How can every action be selfish when people constantly sacrifice themselves where sometimes people do things without any gain at all?
How can everybody be selfishly motivated by everything? How can everybody be a psychological egoist?
How can altruism be a myth perpetuated by cultural narratives within a story of idealizing?
Even drug addicts so profusely obssesed and indulged with drugs can sacrifice themselves unto death over an object that they selfishly over indulge in.
Even a drug addict can become selfishly obssesed with the drugs that he puts in himself for a euphoric like high in that overtime through a overdose he kills himself over his own obssesion without ever gaining anything at all.
The altruist believes that sacrifice and death seperates them from egoists yet egotistical drug addicts who sacrifice their entire lives unto death by that of selfish addiction shows how the altruist is not unique at all in those regards.
Altruism taken as an absolute is probably a sham, but you can’t deny that it exists at least as a property of a given action. Mother Teresa and Ghandi were examples of people who yes, indeed benefitted in some way from the good things that they choose to do with thier lives, but that benefit pales in comparison to the benefits that were bestowed on others by those actions. Altruism and egoism are both false if taken to such an extreme or considered as absolutes. Neither are in reality properly perceived.
There is no altruism. There only exists egoism. Altruism is a mask for egoism.
My point of this thread was to show how selfishness of a object or thing can lead to one’s own death and sacrifice without any gain by my analogy of a drug addict.
We all die.
Any (illusion of) gain is temporal.
Drug addict may die a little quicker with intense pleasure and pain, but they aren’t so different from the rest of us.
We are addicted to air, food and activities. If you doubt, stop breathing for a while and you will see.
Maybe you’re talking about hedonism? I think there is altruism, but that it may be inseprarable from egoism. Saying that there’s no such thing, when it’s simply there to see is a bit ridiculous.
Why not throw out egoism? Because it’s still there two. They are both properties of any given action. You can’t just decide that one exists and the other doesn’t.

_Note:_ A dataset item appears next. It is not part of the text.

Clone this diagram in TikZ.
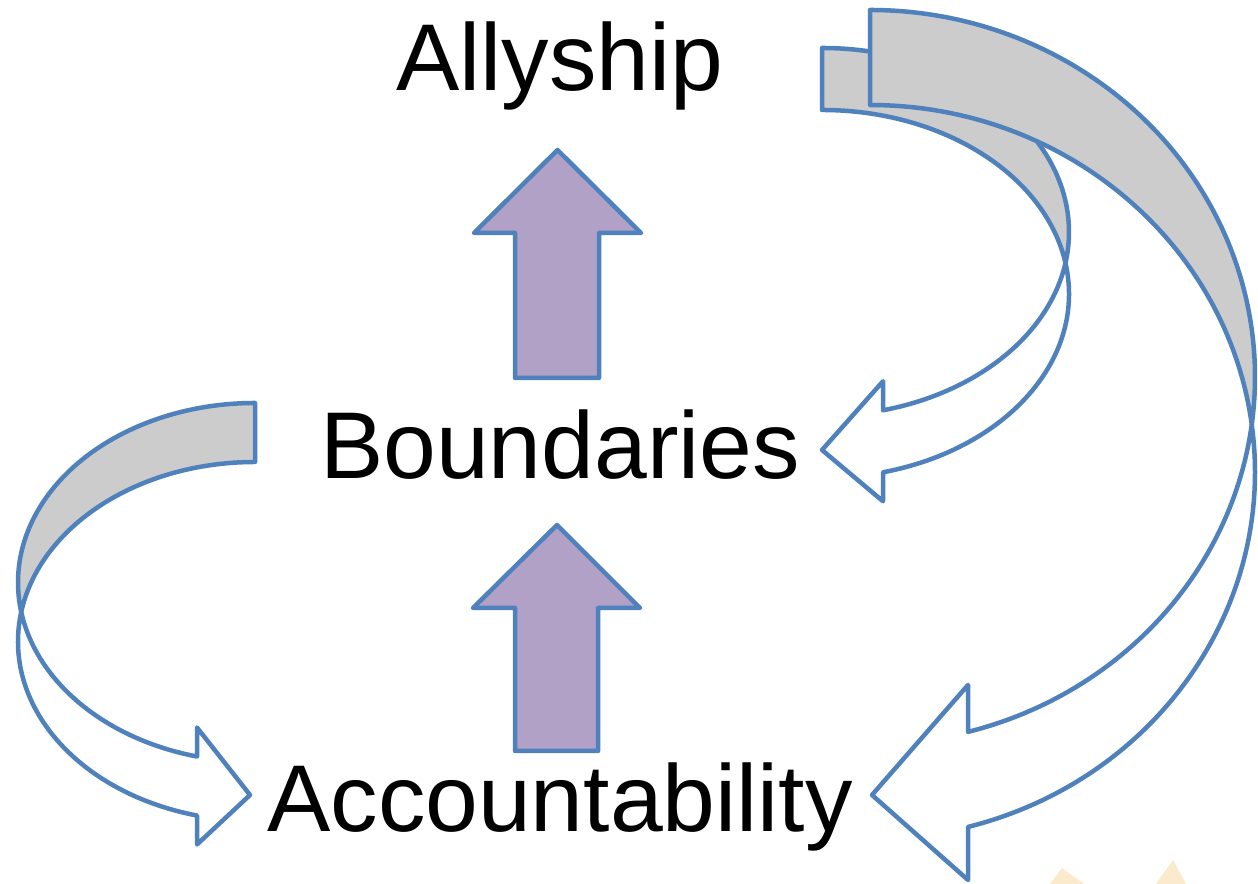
\documentclass[tikz,border=0pt]{standalone}
\usepackage{fontspec}
\setmainfont{Liberation Sans}
\definecolor{edgeblue}{RGB}{79,129,189}
\definecolor{backgrey}{RGB}{204,204,204}
\definecolor{uplilac}{RGB}{178,161,199}
\definecolor{glow}{RGB}{246,196,110}
\tikzset{
  band/.style={draw=edgeblue,line width=0.09cm,line join=round},
  back/.style={band,fill=backgrey},
  front/.style={band,fill=white},
  uparrow/.style={band,fill=uplilac},
  word/.style={anchor=base,inner sep=0pt,font=\fontsize{54}{60}\selectfont}
}
\begin{document}
\begin{tikzpicture}[x=0.02cm,y=0.02cm]
				\useasboundingbox (0,0) rectangle (1258,884);
				\fill[white] (0,0) rectangle (1258,884);
				% faint background patch, lower right
				\fill[glow,opacity=0.35] (1050,0)--(1062,16)--(1084,0)--cycle;
				\fill[glow,opacity=0.35] (1156,0)--(1173,24)--(1186,0)--cycle;
				% words
				\node[word] (allyship) at (560,793) {Allyship};
				\node[word] (boundaries) at (560,405) {Boundaries};
				\node[word] (accountability) at (560,52) {Accountability};
				% Allyship -> Boundaries (small curved arrow)
				\draw[back] (822,836) arc[start angle=90,end angle=-9.70,x radius=247,y radius=184]
					arc[start angle=9.70,end angle=90,x radius=247,y radius=184] -- cycle;
				\draw[front] (883,473.7) arc[start angle=-75.70,end angle=-9.70,x radius=247,y radius=184]
					arc[start angle=9.70,end angle=-75.70,x radius=247,y radius=184]
					-- (883,382.7) -- (822,434) -- (883,502.7) -- cycle;
				% Allyship -> Accountability (big curved arrow)
				\draw[back] (870,874) arc[start angle=90,end angle=-7.44,x radius=385,y radius=367]
					arc[start angle=7.44,end angle=90,x radius=385,y radius=367] -- cycle;
				\draw[front] (968,152.1) arc[start angle=-75.25,end angle=-7.44,x radius=385,y radius=367]
					arc[start angle=7.44,end angle=-75.25,x radius=385,y radius=367]
					-- (968,4) -- (872,89) -- (968,199) -- cycle;
				% Boundaries -> Accountability (left curved arrow)
				\draw[back] (255,481) arc[start angle=90,end angle=189.46,x radius=237,y radius=179.5]
					arc[start angle=170.54,end angle=90,x radius=237,y radius=179.5] -- cycle;
				\draw[front] (197,127.46) arc[start angle=255.83,end angle=189.46,x radius=237,y radius=179.5]
					arc[start angle=170.54,end angle=255.83,x radius=237,y radius=179.5]
					-- (197,39.5) -- (250,89) -- (197,156.5) -- cycle;
				% straight arrows up
				\draw[uparrow] (515,506)--(515,651)--(474,651)--(557.5,734)--(641,651)--(599,651)--(599,506)--cycle;
				\draw[uparrow] (515,133)--(515,276)--(473,276)--(557,359)--(640,276)--(598,276)--(598,133)--cycle;
\end{tikzpicture}
\end{document}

Maybe neither is essential to any given action, and maybe not all actions possess both properties. But there is egoism in the world, and there is altruism in the world, and most of the time the ascription of one property or another rather than both where they actually are is a result of a misguided perspective about how things actually work. How can you be against altruism if it doesn’t exist? I gave a homeless man five buck the other day while I was going down the road, I practically threw it at him. There wasn’t even time for him to thank me, and I had 5 less bucks when it was over. I doubt that I’ll ever get a damn thing out of doing it. Personal satisfaction however, can come from something besides egoistic desires. Come on Joker, you know better than all this.

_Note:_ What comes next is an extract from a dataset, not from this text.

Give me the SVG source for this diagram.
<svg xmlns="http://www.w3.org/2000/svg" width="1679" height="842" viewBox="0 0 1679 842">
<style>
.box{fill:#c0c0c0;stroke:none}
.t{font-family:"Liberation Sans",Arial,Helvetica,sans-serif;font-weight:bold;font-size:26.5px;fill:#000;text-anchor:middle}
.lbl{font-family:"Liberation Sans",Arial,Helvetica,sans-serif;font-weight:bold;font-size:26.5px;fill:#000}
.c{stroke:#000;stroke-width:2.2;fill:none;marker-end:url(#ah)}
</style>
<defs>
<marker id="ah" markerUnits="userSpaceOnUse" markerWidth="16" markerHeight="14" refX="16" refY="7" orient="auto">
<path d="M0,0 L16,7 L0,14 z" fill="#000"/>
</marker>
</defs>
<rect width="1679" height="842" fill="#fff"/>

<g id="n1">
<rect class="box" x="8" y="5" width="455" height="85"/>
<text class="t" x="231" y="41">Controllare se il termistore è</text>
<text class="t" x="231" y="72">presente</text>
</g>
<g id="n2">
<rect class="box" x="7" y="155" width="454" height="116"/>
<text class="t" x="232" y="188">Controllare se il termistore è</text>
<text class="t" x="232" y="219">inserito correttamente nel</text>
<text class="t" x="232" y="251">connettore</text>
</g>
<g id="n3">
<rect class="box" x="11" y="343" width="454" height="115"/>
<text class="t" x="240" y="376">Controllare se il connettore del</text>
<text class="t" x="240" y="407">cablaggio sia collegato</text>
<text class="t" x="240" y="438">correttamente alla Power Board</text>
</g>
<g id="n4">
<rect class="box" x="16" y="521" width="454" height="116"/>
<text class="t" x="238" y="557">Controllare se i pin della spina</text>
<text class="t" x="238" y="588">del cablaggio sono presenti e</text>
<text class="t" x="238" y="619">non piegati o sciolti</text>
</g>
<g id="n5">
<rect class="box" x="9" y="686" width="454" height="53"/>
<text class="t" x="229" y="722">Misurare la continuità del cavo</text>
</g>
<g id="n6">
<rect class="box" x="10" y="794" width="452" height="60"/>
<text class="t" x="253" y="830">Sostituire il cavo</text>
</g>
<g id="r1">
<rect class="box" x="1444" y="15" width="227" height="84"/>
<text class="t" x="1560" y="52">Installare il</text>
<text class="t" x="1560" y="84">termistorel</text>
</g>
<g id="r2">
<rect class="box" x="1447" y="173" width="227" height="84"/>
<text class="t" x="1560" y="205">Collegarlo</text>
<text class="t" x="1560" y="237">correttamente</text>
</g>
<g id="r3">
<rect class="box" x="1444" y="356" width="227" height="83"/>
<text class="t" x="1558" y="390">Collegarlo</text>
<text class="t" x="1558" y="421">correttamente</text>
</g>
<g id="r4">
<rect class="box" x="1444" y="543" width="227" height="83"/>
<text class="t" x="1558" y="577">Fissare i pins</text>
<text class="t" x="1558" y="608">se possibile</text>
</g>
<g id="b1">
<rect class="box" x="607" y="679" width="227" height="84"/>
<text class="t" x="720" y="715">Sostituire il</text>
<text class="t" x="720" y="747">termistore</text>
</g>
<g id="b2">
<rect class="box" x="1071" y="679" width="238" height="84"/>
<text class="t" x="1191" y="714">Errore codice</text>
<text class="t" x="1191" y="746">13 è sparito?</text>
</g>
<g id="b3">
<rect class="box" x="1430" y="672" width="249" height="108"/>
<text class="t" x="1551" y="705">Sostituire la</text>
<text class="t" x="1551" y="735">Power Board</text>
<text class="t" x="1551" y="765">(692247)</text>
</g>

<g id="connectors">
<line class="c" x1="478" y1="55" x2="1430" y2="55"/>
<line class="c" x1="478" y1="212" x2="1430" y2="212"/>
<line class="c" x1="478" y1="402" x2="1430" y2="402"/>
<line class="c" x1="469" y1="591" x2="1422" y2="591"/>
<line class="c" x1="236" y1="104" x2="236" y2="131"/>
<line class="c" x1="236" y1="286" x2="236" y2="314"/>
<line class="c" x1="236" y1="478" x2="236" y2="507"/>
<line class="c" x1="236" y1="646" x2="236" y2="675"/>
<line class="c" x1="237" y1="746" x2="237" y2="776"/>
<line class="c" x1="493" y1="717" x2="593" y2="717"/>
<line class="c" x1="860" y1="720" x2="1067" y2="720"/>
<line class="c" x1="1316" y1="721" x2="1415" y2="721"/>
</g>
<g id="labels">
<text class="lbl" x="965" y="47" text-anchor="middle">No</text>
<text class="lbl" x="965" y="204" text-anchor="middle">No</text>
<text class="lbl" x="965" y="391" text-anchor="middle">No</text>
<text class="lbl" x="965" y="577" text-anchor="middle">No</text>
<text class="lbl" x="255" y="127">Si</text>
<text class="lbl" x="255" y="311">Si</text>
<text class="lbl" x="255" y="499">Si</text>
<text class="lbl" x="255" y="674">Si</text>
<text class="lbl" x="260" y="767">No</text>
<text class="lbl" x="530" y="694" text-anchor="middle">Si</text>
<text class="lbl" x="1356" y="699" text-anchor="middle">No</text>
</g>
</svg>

If we can acknowlege that selfishness can lead to death and sacrifice of a individual without receiving any gain or benefit at all in regards to my analogy of a drug addict, what exactly is left for altruism to establish distinguishment or distinction of itself in contrast to psychological egoism?
Is there even a real distinction beyond pretend show?
If we acknowledge that no distinction exists we can then conclude that altruism does not exist.
It doesn’t exist. It’s a imaginative distinction or vessel much like god and morality is.
I’m against the nauseating pretension of fictitious entities.
As usual the fundamental problem of philosophy and science has come down to people no longer able to distinguish what is real versus what is fictitious.
Only in a world where people can’t tell the difference between reality and fiction does the problems of god, morality or altruism arrive.
Just because you think you’ve nailed down the difference between what’s real and ficticious doesn’t mean that you have. What you’ve done is made a value judgement about how you think the world ought to be, while ignoring the fact that it blatantly appears to be otherwise. Seems to me like you’re the one grasping for straws to find some refutation of the notion that egoism and altruism, while maybe inseperable are still distinct. Is that so hard to get your mind around? There are people who do good things for the sake of doing good things every day. Just because in some cases a reward happens thier way does not mean that the action wasn’t altruistic. Seems like you’ve got a kind of warped and cynical view of human nature. Not everyone is an insufferable prick. Maybe you just haven’t met any of the nice people out there. If that’s the case I’d say your resulting conclusion are based on an inadequate sample size in your research. Go back out into the world and you’ll find nice people. I promise. And they’re not all just doing nice things for the glory or praise, but because they’re nice people. You can’t deny that this happens. If you try to, then you’re abandoning the “is” in favor of postulating an “ought” which clearly isn’t the case.